Rate Limiting Algorithms and Implementation Strategies in Distributed Systems

Rate Limiting Algorithms and Implementation Strategies in Distributed Systems

Problem Description:
In distributed systems, when services face sudden traffic surges, how can rate limiting be used to protect the system from overload? Please explain the principles, advantages, and disadvantages of common rate limiting algorithms (such as Fixed Window, Sliding Window, Leaky Bucket, Token Bucket), and discuss the implementation challenges in distributed scenarios (e.g., counter synchronization issues).

Solution Process:

1. The Essence and Goals of Rate Limiting
The core of rate limiting is to restrict the number of requests per unit time to prevent system crashes due to traffic spikes. Its goals include:

Stability: Avoid exhaustion of resources (such as CPU, memory, database connections).
Fairness: Ensure reasonable resource quotas for each user or service module.
Fault Tolerance: Provide circuit breaking for abnormal traffic (e.g., malicious attacks or program bugs).

2. Principles of Common Rate Limiting Algorithms
(1) Fixed Window Algorithm

Principle: Time is divided into fixed windows (e.g., 1 minute), with a counter for each window. When a request arrives, it is allowed if the counter is below the threshold; otherwise, it is rejected.
Example: Limit to 100 requests per minute. Count from second 0 to 59 in the first minute, then start a new window and reset the counter at second 60.
Disadvantage: Boundary Spike Problem. For example, if 100 requests flood in at second 59, and another 100 flood in at second 60 (new window), the system actually handles 200 requests within 2 seconds, potentially overwhelming it.

(2) Sliding Window Algorithm

Improvement Idea: Divide the fixed window into smaller time slices (e.g., divide a 1-minute window into six 10-second slices) and count the total requests within the window preceding the current time point.
Principle:
1. Record the request count for each time slice.
2. When a new request arrives, calculate the sum of requests in the current slice and the previous N slices (covering the full window).
3. If the sum exceeds the limit, reject the request.
Advantage: Mitigates boundary spikes; higher precision than the fixed window.
Example: Limit to 100 requests per minute. At second 65, count requests from second 5 to 65 (the last 60 seconds).

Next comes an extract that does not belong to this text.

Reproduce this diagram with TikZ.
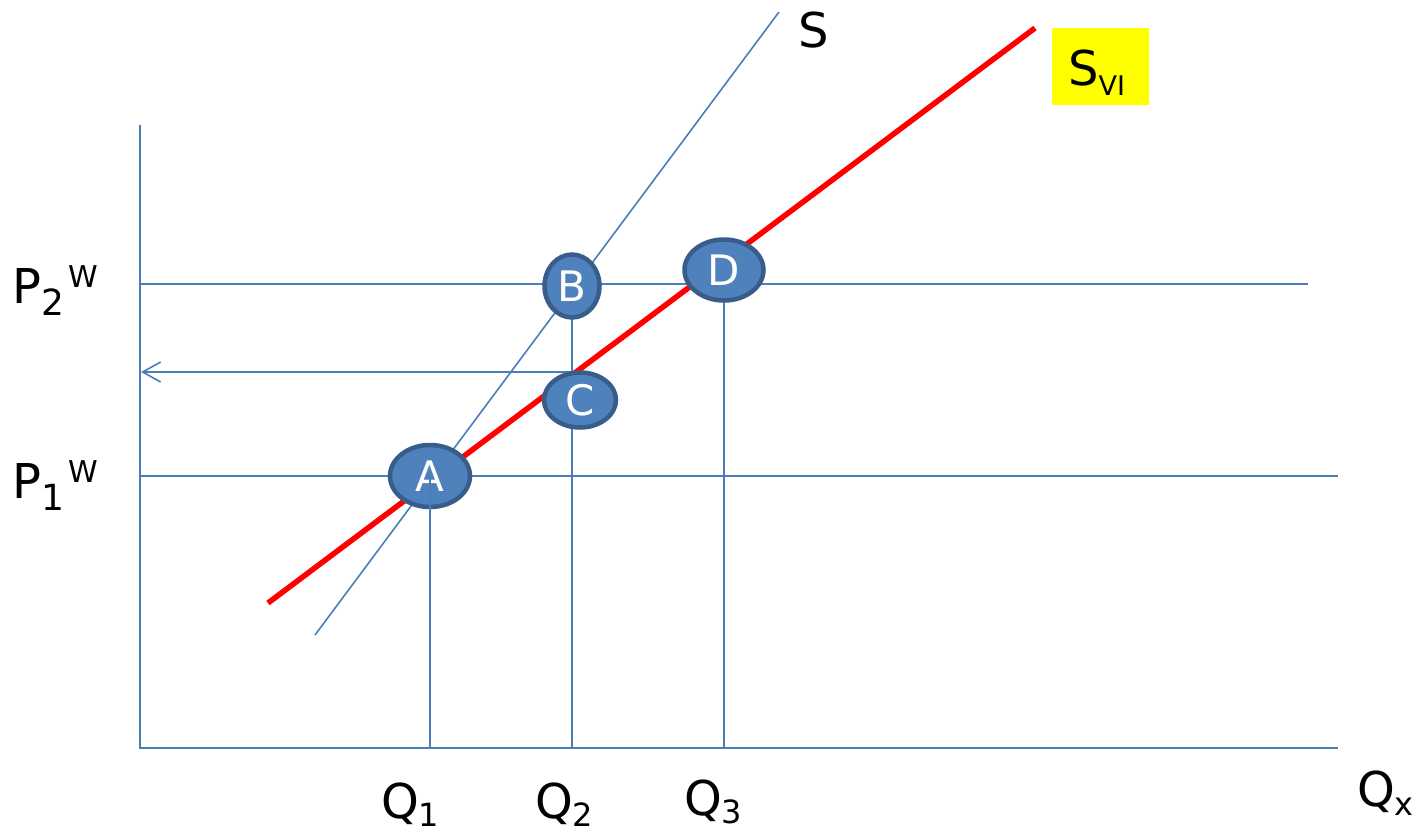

(3) Leaky Bucket Algorithm

Principle:
1. Requests flow into the bucket (cache queue) like water at any rate.
2. The bucket leaks water (processes requests) at a fixed rate. Requests exceeding the bucket capacity are discarded or wait.
Characteristic: Smooths traffic, with a constant output rate. However, it cannot handle sudden traffic bursts (even if system resources are idle, processing strictly follows the fixed rate).

(4) Token Bucket Algorithm

Principle:
1. Tokens are generated at a fixed rate and stored in a bucket (the bucket has a capacity limit).
2. When a request arrives, take a token from the bucket. If successful, allow the request; otherwise, reject it.
Characteristic: Allows traffic bursts. For example, if the bucket capacity is 100, when the bucket is full and 100 requests suddenly flood in, they can be processed immediately; subsequent requests are limited by the token generation rate.
Comparison with Leaky Bucket: Token bucket supports bursts, while leaky bucket emphasizes smoothing.

3. Challenges of Distributed Rate Limiting

Counter Synchronization Problem: Multiple service instances need to share the same rate-limiting counter (e.g., requests from user A are handled alternately by instance 1 and instance 2).
Solutions:
- Centralized Counting with Redis: Store the counter in Redis, using atomic operations (e.g., INCR with expiration) to implement window counting.
  - Disadvantage: Redis network latency can become a bottleneck.
- Local Counting + Periodic Synchronization: Each instance counts locally first, then periodically aggregates counts to a central node (e.g., every 10 seconds).
  - Disadvantage: Lower precision; short-term limits may be exceeded.
- Sharded Counting: Hash user IDs to specific instances, ensuring requests from the same user are handled by the same instance (no global synchronization needed).
  - Disadvantage: Requires coordination with load balancing; counters need to be transferred during instance failures.

4. Optimization Strategies in Practice

Multi-level Rate Limiting: Combine gateway-level rate limiting (e.g., Nginx rate limiting) with business-level rate limiting (e.g., AOP annotations) for layered protection.
Adaptive Rate Limiting: Dynamically adjust rate limits based on system load (e.g., CPU usage) (e.g., Sentinel's "queueing wait" mode).
Graceful Degradation: For requests exceeding limits, return a "Retry-After" hint (HTTP 429) instead of outright rejection, improving user experience.

Summary
Rate limiting algorithms require trade-offs between precision, burst handling capability, and implementation complexity based on the scenario. In distributed environments, consider using Redis atomic operations for simple window algorithms initially; for high-concurrency requirements, combine local caching with token buckets. In practical architectures, rate limiting should serve as one component of system resilience, working in synergy with strategies like circuit breaking and degradation.